Complexities of Holistic Application Management
Application Management is the most complex discipline of technology management. An application depends upon every layer of the OSI stack functioning correctly, the internal application working, and the end-user operating the application correctly. Relying on all three of these elements working concurrently indicates that application availability is likely a common problem for most organizations.
Visibility is typically the biggest problem; most tool sets cannot handle examining all three. You then lose some perspective, make erroneous assumptions and increase downtime. The first area that should be address is application dependencies – the network, servers, and database. These components do fail, and the application is dependent upon them and thus they need to be monitored at least from an availability point of view. Most outages are caused by this area, and it’s best to track this so that application resources are not assigned to fix a problem that is outside of their control. The inverse is also appropriate; when everything is available you can concentrate on applying application development resources.
The second area is the most overlooked – the internal application. Typically this is usually a multitude of log files that consume countless man hours to look through. Some mission-critical applications, however, may have a custom written tool set to show/store custom tracking data, and some can forward that data to a centralized management solution. This data is absolutely critical for quick resolution to application problems. With this data, it is sometimes possible to migrate some resolution capabilities from the application developers to operation engineers, making resolutions even quicker.

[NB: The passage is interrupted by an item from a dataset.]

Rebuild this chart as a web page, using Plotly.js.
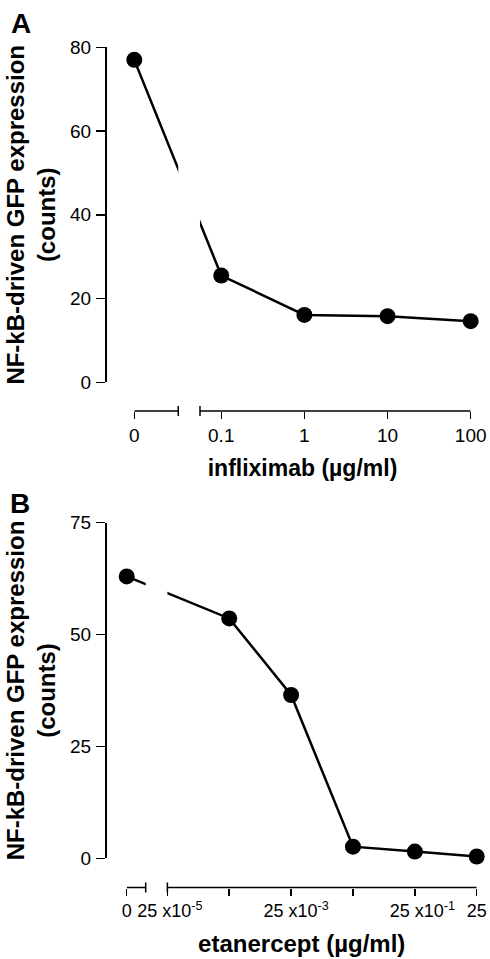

The third area is becoming more popular, but provides the most misleading data – end-user experience. Monitoring the end user is typically done in one of two ways: synthetic transaction or passive listening to application transactions. Tracking failure rates and errors is key to better application management, but performance response times also are indicative of problems. However, what is misleading in these metrics is that they are opposing sides: synthetic transactions are too sporadic, and focus on a subset of interactions; whereas the passive monitoring sees everything, even confusing actions which can cause distorted response data. This area is very important for quality control, but false positives are a common occurrence here.
Holistic application management is complex and difficult but necessary to maintain mission-critical applications. If your business is depending upon the health, accuracy, and performance of an application (ASP/eCommerce/etc) it’s the only way to go.
If you want to learn more about application monitoring and how Monolith takes a dramatically different approach to it, I encourage you to read our application monitoring datasheet or visit our web page.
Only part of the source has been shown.